Robert Ramey wrote:
From: Alberto Barbati <[EMAIL PROTECTED]>
1) I don't like the non-intrusive way of specifying the version/save/load operation.
a non-intrusive method is required to implement serialization for classes that
you don't want to change.  For example, the library includes serialization
for all STL containers with without changing STL itself.  This would
permit easy and optional addition of serialization to any class that
might benefit from it
As pointed out by Vladimir, I am not disputing the presence of the non-intrusive method, which is indeed necessary. It's the way that is implemented (through template specialization) that I don't like. Free functions are a much better option, in my opinion.

2) A most needed addition to the design is to provide a sort of
"registry" object.....

This has been a hot topic. It is really not possible to achieve the
desired results. I will add a section to th rationale explaining this
in detail,
Please note that the "registry" class I described *does not* attempt to solve the broader issue of UUIDs I read about in the discussion between you and Vladimir. My proposal is just a way to separate the "registration" part from the "serialization" into two different compontents. Still the classes will be matched according to their registration order, as it happens now. I am ready to discuss the opportunity and/or usefulness of this approach, but I don't see the reason why this could not be done.

One note: the library, as it is, *does not* support Unicode output, as stated. The library supports wide streams, yes, but that does not mean Unicode support.
So what do I have to do exactly in the warchive specialization to generat
Unicode output?
As I said in my post, you have to imbue the stream with a locale holding the correct codecvt facet, before using it to serialize. Unfortunately, such a facet is not part of the ANSI standard and is the subject of a separate proposal of mine (see thread "codecvt facets for utf8/utf16/utf32").

BTW, with the current implementation even doing so is completely useless, as there are lines like this:

os.imbue(std::locale::classic());

that reset the locale of the streams to the "dumb" default. Such lines are IMO both unnecessary and conceptually wrong, and should be removed.
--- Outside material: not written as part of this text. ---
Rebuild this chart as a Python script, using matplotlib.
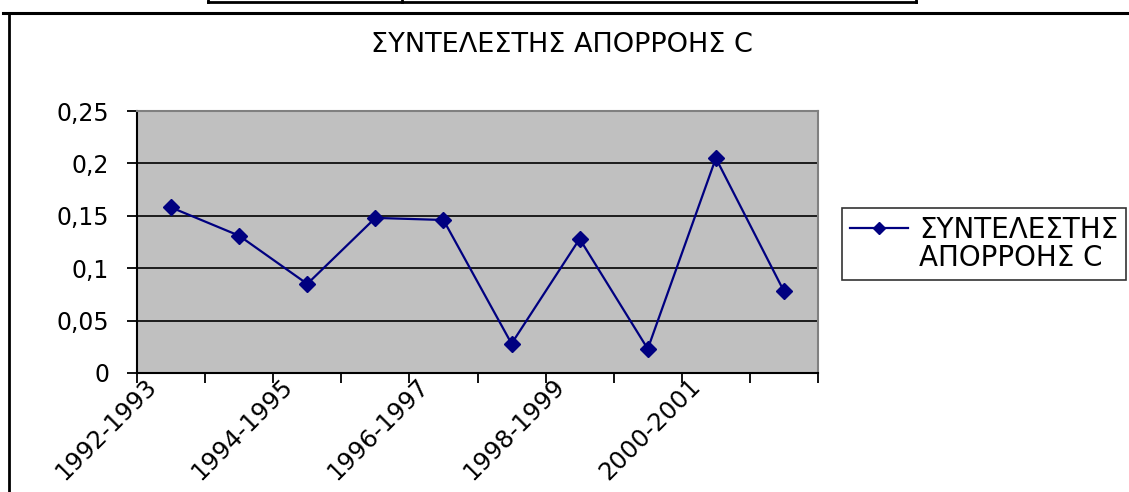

On a different topic, I found a portability issue. The current implementation record in the archives the size of the basic types int, long, float and double. This gives you a *false* sense of security that the "writing" and "reading" platform agree on the type size. First objection: you should check also number of bits of a char, which is not necessarily 8 bits, and the size of shorts. However, it gets worse. On both x86 and i64 plaforms int, long and float are 4 bytes, while double is 8 bytes, so they "agree" according to this test. However, type size_t on x86 has 4 bytes, while on i64 has 8 bytes. It's not hard to imagine an application that tries to serialize a size_t. The library won't detect the issue, but the compiler will use a different overloads of operators << and >> with clearly bad consequences. The same problem may happen with other typedef'd types. Maybe it would be a good idea to add in the documentation a note warning about this case and encouraging the use of fixed-size types (like boost::int8_t, etc.) for the members of a serializable class, at least when multi-plaform is an issue.

Moreover, this issue is now present in library itself! In file archive.cpp, function write_string() writes the length of the string as a size_t, while read_string() reads it as an unsigned int, which may have a different size.